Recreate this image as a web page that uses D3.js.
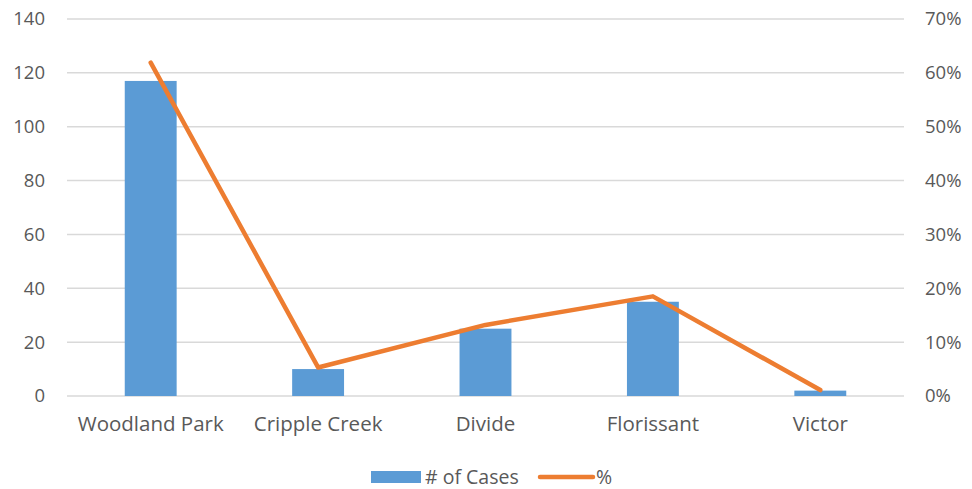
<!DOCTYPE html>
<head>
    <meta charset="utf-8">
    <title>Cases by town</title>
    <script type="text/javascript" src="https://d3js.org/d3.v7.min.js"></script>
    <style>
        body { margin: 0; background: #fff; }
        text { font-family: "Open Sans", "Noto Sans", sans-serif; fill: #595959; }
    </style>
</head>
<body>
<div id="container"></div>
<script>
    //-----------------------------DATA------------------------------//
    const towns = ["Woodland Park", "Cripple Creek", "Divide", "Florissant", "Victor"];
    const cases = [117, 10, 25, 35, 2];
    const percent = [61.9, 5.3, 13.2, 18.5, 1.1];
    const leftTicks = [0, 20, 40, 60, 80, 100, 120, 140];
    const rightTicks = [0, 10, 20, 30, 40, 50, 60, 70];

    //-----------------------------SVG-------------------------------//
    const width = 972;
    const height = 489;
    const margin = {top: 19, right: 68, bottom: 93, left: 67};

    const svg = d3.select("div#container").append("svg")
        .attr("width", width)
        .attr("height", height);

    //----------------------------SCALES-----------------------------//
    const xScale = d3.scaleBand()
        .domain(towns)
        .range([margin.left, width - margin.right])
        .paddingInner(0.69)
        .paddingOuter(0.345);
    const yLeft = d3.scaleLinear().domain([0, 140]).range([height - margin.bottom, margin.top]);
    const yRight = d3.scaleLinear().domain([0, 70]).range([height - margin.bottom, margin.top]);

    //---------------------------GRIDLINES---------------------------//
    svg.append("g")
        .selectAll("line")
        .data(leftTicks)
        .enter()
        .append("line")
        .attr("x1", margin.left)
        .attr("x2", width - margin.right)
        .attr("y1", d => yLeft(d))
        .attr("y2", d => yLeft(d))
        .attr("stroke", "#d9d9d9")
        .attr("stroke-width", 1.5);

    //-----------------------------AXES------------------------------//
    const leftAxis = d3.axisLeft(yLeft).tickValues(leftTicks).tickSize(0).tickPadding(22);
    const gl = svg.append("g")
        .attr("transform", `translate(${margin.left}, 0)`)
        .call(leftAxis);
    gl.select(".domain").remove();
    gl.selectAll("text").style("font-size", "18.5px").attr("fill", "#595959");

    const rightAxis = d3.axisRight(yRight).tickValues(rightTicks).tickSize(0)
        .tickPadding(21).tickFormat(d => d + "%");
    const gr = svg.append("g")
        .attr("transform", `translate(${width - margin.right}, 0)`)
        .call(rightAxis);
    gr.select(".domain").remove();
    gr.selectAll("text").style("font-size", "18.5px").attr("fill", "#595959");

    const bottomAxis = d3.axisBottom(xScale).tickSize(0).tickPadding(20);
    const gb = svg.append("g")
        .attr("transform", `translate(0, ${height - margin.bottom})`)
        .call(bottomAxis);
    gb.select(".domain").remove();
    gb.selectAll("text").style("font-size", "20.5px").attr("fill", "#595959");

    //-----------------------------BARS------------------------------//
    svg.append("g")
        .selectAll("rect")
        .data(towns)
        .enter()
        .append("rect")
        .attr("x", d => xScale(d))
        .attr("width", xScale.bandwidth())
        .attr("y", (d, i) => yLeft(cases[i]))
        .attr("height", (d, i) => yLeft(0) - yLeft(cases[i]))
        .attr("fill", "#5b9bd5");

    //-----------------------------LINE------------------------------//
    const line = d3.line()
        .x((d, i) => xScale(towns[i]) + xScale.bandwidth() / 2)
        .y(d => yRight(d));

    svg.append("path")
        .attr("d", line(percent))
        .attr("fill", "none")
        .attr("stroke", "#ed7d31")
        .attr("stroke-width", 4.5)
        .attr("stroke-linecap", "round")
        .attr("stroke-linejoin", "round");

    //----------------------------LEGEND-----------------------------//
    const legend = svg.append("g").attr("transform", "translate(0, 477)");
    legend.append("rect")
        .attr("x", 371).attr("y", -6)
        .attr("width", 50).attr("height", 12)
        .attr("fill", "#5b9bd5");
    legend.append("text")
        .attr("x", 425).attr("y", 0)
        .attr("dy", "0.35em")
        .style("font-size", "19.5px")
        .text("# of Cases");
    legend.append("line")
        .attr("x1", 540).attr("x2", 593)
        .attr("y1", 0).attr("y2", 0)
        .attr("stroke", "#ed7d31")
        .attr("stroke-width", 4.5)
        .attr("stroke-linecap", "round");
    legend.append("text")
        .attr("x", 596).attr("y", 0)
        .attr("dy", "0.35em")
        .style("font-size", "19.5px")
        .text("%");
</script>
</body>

────────────────────────────────────────

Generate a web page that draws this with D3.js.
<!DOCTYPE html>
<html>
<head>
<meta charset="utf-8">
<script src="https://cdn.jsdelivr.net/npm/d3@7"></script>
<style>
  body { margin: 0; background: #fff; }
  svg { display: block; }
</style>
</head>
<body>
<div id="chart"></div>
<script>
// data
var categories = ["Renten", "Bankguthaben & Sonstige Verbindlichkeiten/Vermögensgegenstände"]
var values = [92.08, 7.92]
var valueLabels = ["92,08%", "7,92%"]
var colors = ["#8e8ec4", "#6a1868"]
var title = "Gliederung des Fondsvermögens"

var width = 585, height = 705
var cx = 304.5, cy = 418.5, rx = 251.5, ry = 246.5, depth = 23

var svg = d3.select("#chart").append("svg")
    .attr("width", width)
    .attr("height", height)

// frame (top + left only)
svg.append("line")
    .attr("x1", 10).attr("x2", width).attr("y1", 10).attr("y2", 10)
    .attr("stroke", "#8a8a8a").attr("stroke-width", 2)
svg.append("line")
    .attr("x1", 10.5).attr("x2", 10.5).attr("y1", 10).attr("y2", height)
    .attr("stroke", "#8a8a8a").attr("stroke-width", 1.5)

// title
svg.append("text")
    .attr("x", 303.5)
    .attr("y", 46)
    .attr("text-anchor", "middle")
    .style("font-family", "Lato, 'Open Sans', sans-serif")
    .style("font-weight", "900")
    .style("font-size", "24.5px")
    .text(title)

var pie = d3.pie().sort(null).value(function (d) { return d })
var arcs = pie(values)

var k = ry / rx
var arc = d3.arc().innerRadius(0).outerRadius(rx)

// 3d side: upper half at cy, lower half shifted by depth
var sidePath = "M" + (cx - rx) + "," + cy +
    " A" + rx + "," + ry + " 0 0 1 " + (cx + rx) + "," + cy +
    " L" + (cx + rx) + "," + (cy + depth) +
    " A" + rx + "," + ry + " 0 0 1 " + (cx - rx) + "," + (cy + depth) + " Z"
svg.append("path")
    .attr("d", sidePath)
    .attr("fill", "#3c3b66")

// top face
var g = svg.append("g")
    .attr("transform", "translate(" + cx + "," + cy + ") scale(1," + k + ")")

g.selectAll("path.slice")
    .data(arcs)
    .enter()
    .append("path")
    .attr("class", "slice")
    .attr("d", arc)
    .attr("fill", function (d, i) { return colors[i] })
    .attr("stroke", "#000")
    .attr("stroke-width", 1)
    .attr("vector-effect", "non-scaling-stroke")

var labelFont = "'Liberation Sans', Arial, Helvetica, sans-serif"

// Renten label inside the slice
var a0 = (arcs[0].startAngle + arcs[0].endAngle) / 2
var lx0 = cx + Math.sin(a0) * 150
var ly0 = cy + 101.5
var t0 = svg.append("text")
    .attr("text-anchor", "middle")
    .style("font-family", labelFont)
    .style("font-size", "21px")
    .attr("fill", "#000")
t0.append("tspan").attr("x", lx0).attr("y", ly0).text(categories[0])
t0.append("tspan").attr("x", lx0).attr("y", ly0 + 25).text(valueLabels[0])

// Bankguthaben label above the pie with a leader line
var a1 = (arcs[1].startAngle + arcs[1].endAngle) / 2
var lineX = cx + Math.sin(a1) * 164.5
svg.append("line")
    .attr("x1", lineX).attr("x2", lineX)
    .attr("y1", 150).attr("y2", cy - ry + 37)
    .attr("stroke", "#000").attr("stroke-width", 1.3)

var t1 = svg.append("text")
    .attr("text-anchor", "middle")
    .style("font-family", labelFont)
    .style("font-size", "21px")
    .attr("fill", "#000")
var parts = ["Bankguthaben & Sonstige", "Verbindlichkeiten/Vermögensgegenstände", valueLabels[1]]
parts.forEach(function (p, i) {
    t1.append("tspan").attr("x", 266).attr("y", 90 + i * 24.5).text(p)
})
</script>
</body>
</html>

────────────────────────────────────────

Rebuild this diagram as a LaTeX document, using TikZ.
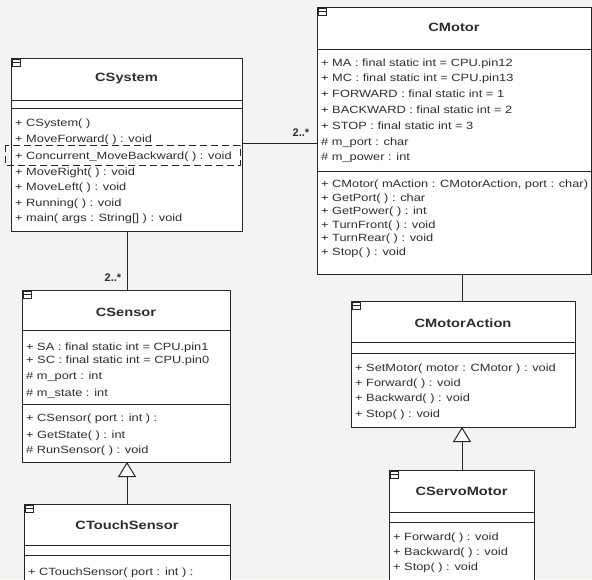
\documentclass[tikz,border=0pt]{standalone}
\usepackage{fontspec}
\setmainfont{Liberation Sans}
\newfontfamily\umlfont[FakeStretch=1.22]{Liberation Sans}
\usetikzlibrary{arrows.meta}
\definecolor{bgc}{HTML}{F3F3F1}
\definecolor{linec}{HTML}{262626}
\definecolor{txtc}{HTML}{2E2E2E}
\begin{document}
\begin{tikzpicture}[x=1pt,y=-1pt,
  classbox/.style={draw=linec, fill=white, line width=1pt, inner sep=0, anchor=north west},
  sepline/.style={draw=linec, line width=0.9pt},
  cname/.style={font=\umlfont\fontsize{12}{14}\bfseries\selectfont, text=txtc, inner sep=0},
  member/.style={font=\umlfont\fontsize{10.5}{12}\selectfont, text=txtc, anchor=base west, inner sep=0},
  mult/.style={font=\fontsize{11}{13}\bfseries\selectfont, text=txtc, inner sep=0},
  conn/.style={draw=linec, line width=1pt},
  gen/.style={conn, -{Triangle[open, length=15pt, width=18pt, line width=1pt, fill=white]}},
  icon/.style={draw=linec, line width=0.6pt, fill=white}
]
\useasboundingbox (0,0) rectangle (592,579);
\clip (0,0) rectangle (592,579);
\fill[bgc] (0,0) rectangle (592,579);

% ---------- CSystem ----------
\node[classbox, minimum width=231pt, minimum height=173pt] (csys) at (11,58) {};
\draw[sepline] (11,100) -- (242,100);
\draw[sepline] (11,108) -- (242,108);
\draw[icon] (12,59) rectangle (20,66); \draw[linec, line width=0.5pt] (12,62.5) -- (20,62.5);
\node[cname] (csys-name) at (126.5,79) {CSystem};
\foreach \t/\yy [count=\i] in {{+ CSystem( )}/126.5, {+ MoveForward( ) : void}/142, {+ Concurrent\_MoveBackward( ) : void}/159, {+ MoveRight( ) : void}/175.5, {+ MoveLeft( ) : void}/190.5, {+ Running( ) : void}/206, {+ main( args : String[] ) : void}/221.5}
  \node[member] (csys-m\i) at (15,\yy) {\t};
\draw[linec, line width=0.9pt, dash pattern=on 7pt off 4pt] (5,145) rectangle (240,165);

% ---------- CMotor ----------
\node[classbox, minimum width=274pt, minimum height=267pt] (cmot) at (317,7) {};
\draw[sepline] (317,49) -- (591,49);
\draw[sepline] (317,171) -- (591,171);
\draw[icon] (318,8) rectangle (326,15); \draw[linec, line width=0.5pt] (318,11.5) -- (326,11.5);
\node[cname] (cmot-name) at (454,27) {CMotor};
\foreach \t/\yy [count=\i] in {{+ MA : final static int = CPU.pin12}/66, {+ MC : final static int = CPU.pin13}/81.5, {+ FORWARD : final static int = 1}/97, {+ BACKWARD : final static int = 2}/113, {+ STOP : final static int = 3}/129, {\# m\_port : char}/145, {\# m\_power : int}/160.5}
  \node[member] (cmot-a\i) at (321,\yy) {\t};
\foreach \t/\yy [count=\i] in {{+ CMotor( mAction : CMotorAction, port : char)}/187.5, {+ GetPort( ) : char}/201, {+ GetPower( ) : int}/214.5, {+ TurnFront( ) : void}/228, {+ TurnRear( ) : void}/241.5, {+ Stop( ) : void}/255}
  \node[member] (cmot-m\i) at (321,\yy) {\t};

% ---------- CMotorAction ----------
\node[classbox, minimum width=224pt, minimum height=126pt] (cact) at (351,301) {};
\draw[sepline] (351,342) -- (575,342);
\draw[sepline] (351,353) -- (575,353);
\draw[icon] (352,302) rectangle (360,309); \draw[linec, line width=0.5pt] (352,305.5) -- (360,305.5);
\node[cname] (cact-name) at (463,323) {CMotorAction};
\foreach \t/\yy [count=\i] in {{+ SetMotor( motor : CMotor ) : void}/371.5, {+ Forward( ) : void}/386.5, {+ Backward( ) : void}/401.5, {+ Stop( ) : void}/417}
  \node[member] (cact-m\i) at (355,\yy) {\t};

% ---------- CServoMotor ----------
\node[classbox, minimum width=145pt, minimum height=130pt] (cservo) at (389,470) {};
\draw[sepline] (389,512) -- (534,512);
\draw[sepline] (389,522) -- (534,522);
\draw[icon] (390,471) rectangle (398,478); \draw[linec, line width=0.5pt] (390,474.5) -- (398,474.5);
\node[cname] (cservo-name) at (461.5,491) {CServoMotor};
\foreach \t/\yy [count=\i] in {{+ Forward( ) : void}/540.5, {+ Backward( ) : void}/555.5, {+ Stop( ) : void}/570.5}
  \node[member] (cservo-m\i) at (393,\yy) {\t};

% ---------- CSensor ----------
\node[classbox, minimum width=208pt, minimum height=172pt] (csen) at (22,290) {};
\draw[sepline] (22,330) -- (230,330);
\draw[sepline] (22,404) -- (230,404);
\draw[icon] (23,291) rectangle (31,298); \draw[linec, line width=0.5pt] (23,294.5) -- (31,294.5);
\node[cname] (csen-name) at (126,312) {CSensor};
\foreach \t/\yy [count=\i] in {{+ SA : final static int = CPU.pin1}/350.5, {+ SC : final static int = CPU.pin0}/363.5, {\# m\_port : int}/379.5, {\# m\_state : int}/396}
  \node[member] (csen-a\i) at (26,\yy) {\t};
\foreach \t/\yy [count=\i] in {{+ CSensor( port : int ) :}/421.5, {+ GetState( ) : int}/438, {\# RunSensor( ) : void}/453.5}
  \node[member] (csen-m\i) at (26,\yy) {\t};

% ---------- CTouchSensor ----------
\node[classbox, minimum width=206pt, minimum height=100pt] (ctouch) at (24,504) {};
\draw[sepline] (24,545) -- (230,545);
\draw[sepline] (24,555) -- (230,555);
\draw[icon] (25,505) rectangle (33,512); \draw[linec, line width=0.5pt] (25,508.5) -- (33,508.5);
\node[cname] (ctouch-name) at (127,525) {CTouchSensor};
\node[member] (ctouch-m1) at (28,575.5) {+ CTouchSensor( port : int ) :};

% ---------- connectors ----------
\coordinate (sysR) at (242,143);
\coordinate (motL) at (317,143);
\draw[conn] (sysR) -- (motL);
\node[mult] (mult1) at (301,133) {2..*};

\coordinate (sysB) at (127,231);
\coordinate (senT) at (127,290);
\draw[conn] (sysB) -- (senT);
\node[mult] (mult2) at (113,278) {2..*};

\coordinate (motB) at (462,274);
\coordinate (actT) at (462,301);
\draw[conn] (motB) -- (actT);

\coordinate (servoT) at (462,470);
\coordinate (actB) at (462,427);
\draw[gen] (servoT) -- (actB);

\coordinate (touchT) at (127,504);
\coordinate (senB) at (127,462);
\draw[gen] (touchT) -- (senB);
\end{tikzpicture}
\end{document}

────────────────────────────────────────

● **EXERCISE**: Leave out the pictures, and copy only the lines from the one holding "Recreate this image" through the one holding "const rightTicks = [0, 10, 20, 30, 40, 50, 60, 70];", exactly as written.

● **THE OUTPUT**:
Recreate this image as a web page that uses D3.js.
<!DOCTYPE html>
<head>
    <meta charset="utf-8">
    <title>Cases by town</title>
    <script type="text/javascript" src="https://d3js.org/d3.v7.min.js"></script>
    <style>
        body { margin: 0; background: #fff; }
        text { font-family: "Open Sans", "Noto Sans", sans-serif; fill: #595959; }
    </style>
</head>
<body>
<div id="container"></div>
<script>
    //-----------------------------DATA------------------------------//
    const towns = ["Woodland Park", "Cripple Creek", "Divide", "Florissant", "Victor"];
    const cases = [117, 10, 25, 35, 2];
    const percent = [61.9, 5.3, 13.2, 18.5, 1.1];
    const leftTicks = [0, 20, 40, 60, 80, 100, 120, 140];
    const rightTicks = [0, 10, 20, 30, 40, 50, 60, 70];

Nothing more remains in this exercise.